§ **Given request**
Search the material for the word "this" and report each line where it turns up.

Items from a dataset
________________________________________

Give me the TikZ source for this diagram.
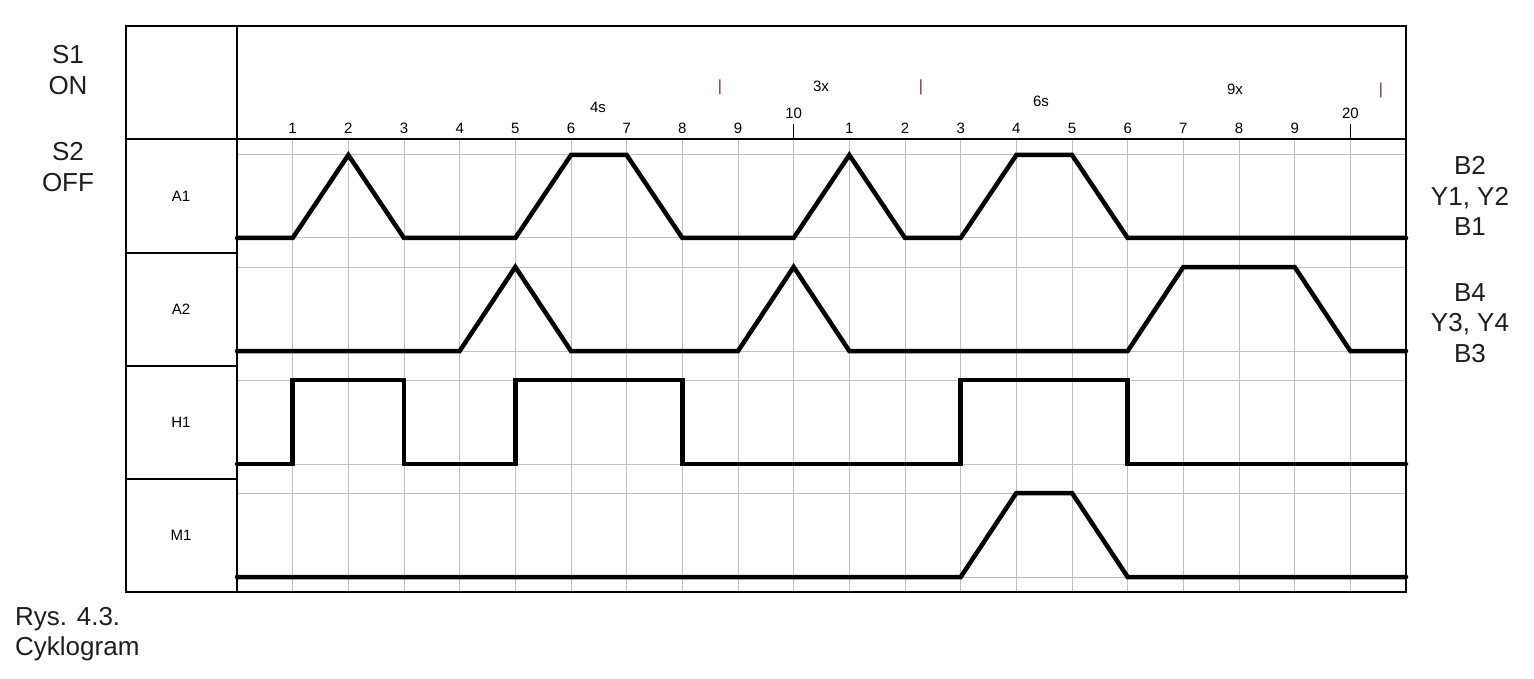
\documentclass[tikz,border=0pt]{standalone}
\usepackage{fontspec}
\setmainfont{Liberation Sans}
\definecolor{gridgray}{RGB}{192,192,192}
\definecolor{barpurple}{RGB}{110,40,100}
\definecolor{labtext}{RGB}{30,30,30}
\begin{document}
\begin{tikzpicture}[x=1pt,y=-1pt,
  gridline/.style={draw=gridgray,line width=1pt},
  frameline/.style={draw=black,line width=1.4pt},
  signal/.style={draw=black,line width=4.5pt,line cap=round,line join=miter},
  bigtext/.style={font=\fontsize{26}{30.5}\selectfont,text=labtext,align=center,inner sep=0pt},
  numtext/.style={font=\fontsize{15}{16}\selectfont,inner sep=0pt},
  rowtext/.style={font=\fontsize{15}{16}\selectfont,inner sep=0pt},
  bartext/.style={font=\fontsize{16}{16}\selectfont,text=barpurple,inner sep=0pt}]
\useasboundingbox (0,0) rectangle (1534,679);
\fill[white] (0,0) rectangle (1534,679);
% grid
\foreach \k in {1,...,20}
  \draw[gridline] ({237+55.667*\k},139) -- ({237+55.667*\k},592);
\foreach \yy in {155,238,267,351,380,464,493,577}
  \draw[gridline] (237,\yy) -- (1406,\yy);
% frame
\draw[frameline] (126,26) rectangle (1406,592);
\draw[frameline] (237,26) -- (237,592);
\draw[frameline] (126,139) -- (1406,139);
\foreach \yy in {253,366,479}
  \draw[frameline] (126,\yy) -- (237,\yy);
% ticks
\draw[frameline,line width=1pt] ({237+55.667*10},124) -- ({237+55.667*10},139);
\draw[frameline,line width=1pt] ({237+55.667*20},124) -- ({237+55.667*20},139);
% header numbers
\foreach \k/\t in {1/1,2/2,3/3,4/4,5/5,6/6,7/7,8/8,9/9,11/1,12/2,13/3,14/4,15/5,16/6,17/7,18/8,19/9}
  \node[numtext] (n\k) at ({237+55.667*\k},128) {\t};
\node[numtext] (n10) at ({237+55.667*10},113) {10};
\node[numtext] (n20) at ({237+55.667*20},113) {20};
\node[numtext] (t4s) at (598,107) {4s};
\node[numtext] (t6s) at (1041,101) {6s};
\node[numtext] (t3x) at (821,86) {3x};
\node[numtext] (t9x) at (1235,89) {9x};
\node[bartext] (b1) at (720,87) {|};
\node[bartext] (b2) at (921,87) {|};
\node[bartext] (b3) at (1381,90) {|};
% row labels
\node[rowtext] (rA1) at (181,196) {A1};
\node[rowtext] (rA2) at (181,309) {A2};
\node[rowtext] (rH1) at (181,422) {H1};
\node[rowtext] (rM1) at (181,535) {M1};
% side texts
\node[bigtext] (s1) at (68,70) {S1\\ON};
\node[bigtext] (s2) at (68,167) {S2\\OFF};
\node[bigtext] (rb1) at (1470,196) {B2\\Y1, Y2\\B1};
\node[bigtext] (rb2) at (1470,323) {B4\\Y3, Y4\\B3};
\node[bigtext,align=left,anchor=west] (cap) at (15,634) {Rys. 4.3.\\Cyklogram};
% signals
\begin{scope}[xshift=237pt,x=55.667pt]
\draw[signal] (0,238) -- (1,238) -- (2,155) -- (3,238) -- (5,238) -- (6,155) -- (7,155) -- (8,238) -- (10,238) -- (11,155) -- (12,238) -- (13,238) -- (14,155) -- (15,155) -- (16,238) -- (21,238);
\draw[signal] (0,351) -- (4,351) -- (5,267) -- (6,351) -- (9,351) -- (10,267) -- (11,351) -- (16,351) -- (17,267) -- (19,267) -- (20,351) -- (21,351);
\draw[signal] (0,464) -- (1,464) -- (1,380) -- (3,380) -- (3,464) -- (5,464) -- (5,380) -- (8,380) -- (8,464) -- (13,464) -- (13,380) -- (16,380) -- (16,464) -- (21,464);
\draw[signal] (0,577) -- (13,577) -- (14,493) -- (15,493) -- (16,577) -- (21,577);
\end{scope}
\end{tikzpicture}
\end{document}
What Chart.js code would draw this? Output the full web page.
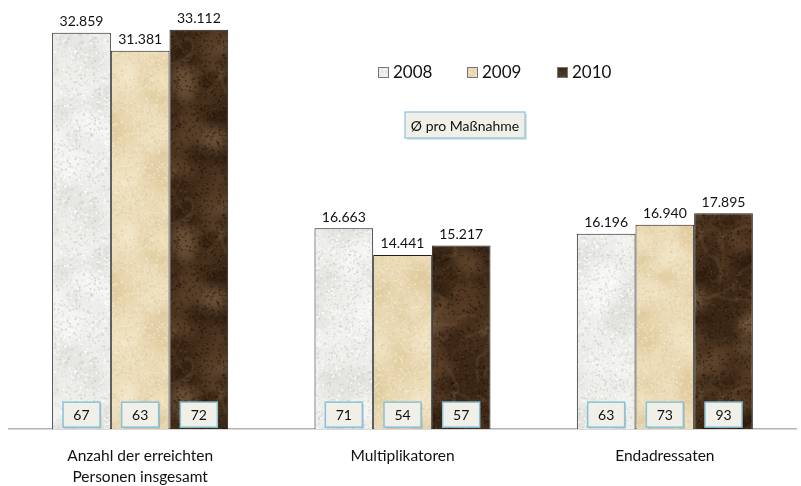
<!DOCTYPE html>
<html>
<head>
<meta charset="utf-8">
<script src="https://cdn.jsdelivr.net/npm/chart.js@4"></script>
<style>
  body { margin: 0; background: #fff; }
  #wrap { width: 801px; height: 486px; }
</style>
</head>
<body>
<div id="wrap"><canvas id="chart" width="801" height="486"></canvas></div>
<script>
const categories = [["Anzahl der erreichten", "Personen insgesamt"], "Multiplikatoren", "Endadressaten"];
const years = ["2008", "2009", "2010"];
const values2008 = [32859, 16663, 16196];
const values2009 = [31381, 14441, 16940];
const values2010 = [33112, 15217, 17895];
const perMeasure2008 = [67, 71, 63];
const perMeasure2009 = [63, 54, 73];
const perMeasure2010 = [72, 57, 93];

// small seeded generator, only for the texture look of the bars
let seed = 7;
function rnd() {
  seed = (seed * 16807) % 2147483647;
  return (seed - 1) / 2147483646;
}

// draws a tile on a 3x3 canvas so blur wraps around, then keeps the middle tile
function makeTexture(base, spots, blotches, veins) {
  const S = 160;
  const big = document.createElement("canvas");
  big.width = S * 3; big.height = S * 3;
  const g = big.getContext("2d");
  g.fillStyle = base;
  g.fillRect(0, 0, S * 3, S * 3);
  const tiled = (fn) => {
    for (let ox = 0; ox < 3; ox++) for (let oy = 0; oy < 3; oy++) fn(ox * S, oy * S);
  };
  if (blotches) {
    g.filter = "blur(6px)";
    for (let i = 0; i < 40; i++) {
      const col = blotches[Math.floor(rnd() * blotches.length)];
      const x = rnd() * S, y = rnd() * S, rx = 6 + rnd() * 18, ry = 4 + rnd() * 12, r = rnd() * 3;
      g.fillStyle = col;
      tiled((ox, oy) => { g.beginPath(); g.ellipse(x + ox, y + oy, rx, ry, r, 0, Math.PI * 2); g.fill(); });
    }
  }
  if (veins) {
    g.filter = "blur(0.8px)";
    g.lineWidth = 1;
    for (let i = 0; i < 18; i++) {
      g.strokeStyle = veins[Math.floor(rnd() * veins.length)];
      const pts = [];
      let x = rnd() * S, y = rnd() * S;
      pts.push([x, y]);
      for (let k = 0; k < 3; k++) {
        const cx = x + (rnd() - 0.5) * 30, cy = y + (rnd() - 0.5) * 30;
        x += (rnd() - 0.5) * 60; y += (rnd() - 0.5) * 60;
        pts.push([cx, cy, x, y]);
      }
      tiled((ox, oy) => {
        g.beginPath();
        g.moveTo(pts[0][0] + ox, pts[0][1] + oy);
        for (let k = 1; k < pts.length; k++) g.quadraticCurveTo(pts[k][0] + ox, pts[k][1] + oy, pts[k][2] + ox, pts[k][3] + oy);
        g.stroke();
      });
    }
  }
  g.filter = "none";
  const c = document.createElement("canvas");
  c.width = S; c.height = S;
  const t = c.getContext("2d");
  t.drawImage(big, S, S, S, S, 0, 0, S, S);
  for (let i = 0; i < 2600; i++) {
    t.fillStyle = spots[Math.floor(rnd() * spots.length)];
    t.fillRect(rnd() * S, rnd() * S, 1 + rnd(), 1 + rnd());
  }
  return t.createPattern(c, "repeat");
}

const ctx = document.getElementById("chart").getContext("2d");
const tex2008 = makeTexture("#eeeeeb", ["rgba(200,200,196,0.6)", "rgba(255,255,255,0.8)", "rgba(215,215,210,0.6)"], ["#f6f6f4", "#e3e3df"], null);
const tex2009 = makeTexture("#ebdbb6", ["rgba(220,202,160,0.5)", "rgba(246,236,212,0.6)"], ["#f3e7cb", "#e1cca0", "#eedfbd"], null);
const tex2010 = makeTexture("#3b2716", ["rgba(30,18,8,0.5)", "rgba(95,70,48,0.4)"], ["#5a3f28", "#2a1a0c", "#6a5038", "#46301c"], ["rgba(150,120,90,0.55)", "rgba(120,95,70,0.5)"]);

const perMeasure = [perMeasure2008, perMeasure2009, perMeasure2010];
const fontFamily = "Lato, 'Open Sans', sans-serif";

const overlay = {
  id: "overlay",
  afterDatasetsDraw(chart) {
    const c = chart.ctx;
    c.save();
    // value labels above bars
    c.font = "14px " + fontFamily;
    c.fillStyle = "#111";
    c.textAlign = "center";
    c.textBaseline = "bottom";
    chart.data.datasets.forEach((ds, di) => {
      chart.getDatasetMeta(di).data.forEach((bar, i) => {
        c.fillText(ds.data[i].toLocaleString("de-DE"), bar.x, bar.y - 4);
      });
    });
    // per-measure boxes
    const bottom = chart.chartArea.bottom;
    chart.data.datasets.forEach((ds, di) => {
      chart.getDatasetMeta(di).data.forEach((bar, i) => {
        const w = 37, h = 25;
        const x = bar.x - w / 2, y = bottom - 27;
        c.fillStyle = "rgba(0,0,0,0.15)";
        c.fillRect(x + 1.5, y + 1.5, w, h);
        c.fillStyle = "#f0efe8";
        c.fillRect(x, y, w, h);
        c.strokeStyle = "#86c3da";
        c.lineWidth = 1.5;
        c.strokeRect(x, y, w, h);
        c.fillStyle = "#111";
        c.font = "14px " + fontFamily;
        c.textBaseline = "middle";
        c.fillText(String(perMeasure[di][i]), bar.x, y + h / 2 + 1);
      });
    });
    // legend
    const legendX = [378, 467, 557];
    c.font = "17px " + fontFamily;
    c.textAlign = "left";
    c.textBaseline = "middle";
    chart.data.datasets.forEach((ds, di) => {
      c.fillStyle = ds.backgroundColor;
      c.fillRect(legendX[di], 67, 10, 10);
      c.strokeStyle = "#777";
      c.lineWidth = 1;
      c.strokeRect(legendX[di] + 0.5, 67.5, 10, 10);
      c.fillStyle = "#111";
      c.fillText(ds.label, legendX[di] + 15, 73);
    });
    // note box
    c.fillStyle = "rgba(0,0,0,0.12)";
    c.fillRect(407, 114, 120, 26);
    c.fillStyle = "#f0efe8";
    c.fillRect(405, 112, 120, 26);
    c.strokeStyle = "#86c3da";
    c.lineWidth = 1.2;
    c.strokeRect(405, 112, 120, 26);
    c.fillStyle = "#111";
    c.font = "14px " + fontFamily;
    c.textAlign = "center";
    c.fillText("Ø pro Maßnahme", 465, 126);
    c.restore();
  }
};

new Chart(ctx, {
  type: "bar",
  data: {
    labels: categories,
    datasets: [
      { label: years[0], data: values2008, backgroundColor: tex2008 },
      { label: years[1], data: values2009, backgroundColor: tex2009 },
      { label: years[2], data: values2010, backgroundColor: tex2010 }
    ].map(d => Object.assign(d, { borderColor: "#1e1e1e", borderWidth: 1, categoryPercentage: 0.671, barPercentage: 1 }))
  },
  options: {
    responsive: false,
    animation: false,
    layout: { padding: { left: 9, right: 5, top: 7, bottom: -17 } },
    plugins: { legend: { display: false }, tooltip: { enabled: false } },
    scales: {
      x: {
        grid: { display: false, drawTicks: false },
        border: { display: true, color: "#b3b3b3", width: 1.5 },
        ticks: { color: "#111", font: { size: 15.5, family: fontFamily, lineHeight: 1.35 }, padding: 16 }
      },
      y: {
        display: false,
        min: 0,
        max: 35000
      }
    }
  },
  plugins: [overlay]
});
</script>
</body>
</html>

________________________________________

§ **Response to the task**
Give me the TikZ source for this diagram.
What Chart.js code would draw this? Output the full web page.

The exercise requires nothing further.